Who could have predicted that I would be gifted with twins in my mid forties? Who even dares to ask for such a miracle?
Our family was attending a La Leche League conference over Memorial Day weekend in California in 2001. I had the honor of co presenting a workshop on Big Families with one of the founders of that organization. I had the smaller brood, with seven. But that night our family grew by two.
In June John was called to a new job in Pennsylvania, and we were tasked with packing up our earthly belongings. My energy level plummeted, for reasons I did not understand, and I confess that we did not leave the manse in as tidy a condition as I wished. But we did load the truck with a mountain of boxes, prepared to embark on a cross country adventure. Our oldest did not come with us, but stayed behind to forge his own life in an apartment with a new job. So it was that John drove
the U-Haul, and I followed behind with our six kids. We learned that day that my mother had lost everything in a flood, and I spent the three thousand miles reconciling my mind to her moving in with us. Into the home that we had recently set in motion to buy. The one that John had not seen.

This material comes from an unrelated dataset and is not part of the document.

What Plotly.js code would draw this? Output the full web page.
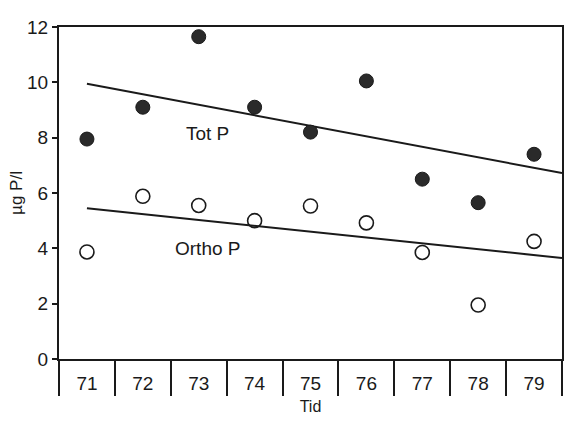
<!DOCTYPE html>
<html>
<head>
<meta charset="utf-8">
<script src="https://cdn.plot.ly/plotly-3.0.1.min.js"></script>
<style>html,body{margin:0;padding:0;background:#fff;}#chart{width:564px;height:421px;}</style>
</head>
<body>
<div id="chart"></div>
<script>
// Data
const years = [71, 72, 73, 74, 75, 76, 77, 78, 79];
const yearLabels = ["71", "72", "73", "74", "75", "76", "77", "78", "79"];
const totP = [7.95, 9.1, 11.65, 9.1, 8.2, 10.05, 6.5, 5.65, 7.4];
const orthoP = [3.87, 5.88, 5.55, 5.0, 5.53, 4.92, 3.85, 1.95, 4.25];
const trendX = [71, 79.5];
const totTrend = [9.95, 6.72];
const orthoTrend = [5.45, 3.65];
const yTicks = [0, 2, 4, 6, 8, 10, 12];

const ink = "#1a1a1a";
const boundaries = years.map(v => v - 0.5).concat([years[years.length - 1] + 0.5]);

const traces = [
  {x: trendX, y: totTrend, mode: "lines", line: {color: ink, width: 2}, hoverinfo: "skip", showlegend: false},
  {x: trendX, y: orthoTrend, mode: "lines", line: {color: ink, width: 2}, hoverinfo: "skip", showlegend: false},
  {x: years, y: totP, mode: "markers", name: "Tot P",
   marker: {symbol: "circle", size: 14, color: "#2a2a2a", line: {color: ink, width: 1}}, showlegend: false},
  {x: years, y: orthoP, mode: "markers", name: "Ortho P",
   marker: {symbol: "circle-open", size: 14, color: ink, line: {color: ink, width: 1.6}}, showlegend: false}
];

const layout = {
  width: 564, height: 421,
  margin: {l: 59, r: 2, t: 27, b: 62},
  paper_bgcolor: "#fff", plot_bgcolor: "#fff",
  font: {family: "Liberation Sans, Arial, sans-serif", color: ink},
  showlegend: false,
  xaxis: {
    range: [boundaries[0], boundaries[boundaries.length - 1]],
    tickmode: "array", tickvals: years, ticktext: yearLabels,
    ticks: "", ticklabelstandoff: 6,
    tickfont: {size: 19, color: ink},
    showgrid: false, zeroline: false,
    showline: true, linecolor: ink, linewidth: 2, mirror: true,
    minor: {tickmode: "array", tickvals: boundaries, ticks: "outside", ticklen: 35, tickwidth: 2, tickcolor: ink, showgrid: false},
    title: {text: "Tid", font: {size: 16, color: ink}, standoff: 8}
  },
  yaxis: {
    range: [0, 12],
    tickmode: "array", tickvals: yTicks,
    ticks: "outside", ticklen: 5, tickwidth: 2, tickcolor: ink,
    tickfont: {size: 19, color: ink},
    showgrid: false, zeroline: false,
    showline: true, linecolor: ink, linewidth: 2, mirror: true,
    title: {text: "µg P/l", font: {size: 17, color: ink}, standoff: 0}
  },
  annotations: [
    {x: 73.15, y: 8.15, xref: "x", yref: "y", text: "Tot P", showarrow: false, font: {size: 19, color: ink}},
    {x: 73.15, y: 4.0, xref: "x", yref: "y", text: "Ortho P", showarrow: false, font: {size: 19, color: ink}}
  ]
};

Plotly.newPlot("chart", traces, layout, {displayModeBar: false, staticPlot: true});
</script>
</body>
</html>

By August the possibility of pregnancy entered the fringes of my consciousness, and I made an appointment with a midwife. She had her own suspicions, and sent me for an ultrasound. John was adjusting to a fractured job with three bosses and did not accompany me. Hence when the technician pointed out the pair of babies on the screen I bolted upright from the table. I tried to explain that I already had seven and this was not the plan. As if anything in the past three months had
been.
They are, of course, the embodiment of my cup running over. I had been blessed already, with children who filled my heart and arms to the brim. Today they turn nineteen, and I cannot fathom my life without them.
It turns out that these young women are part of Someone's plan after all.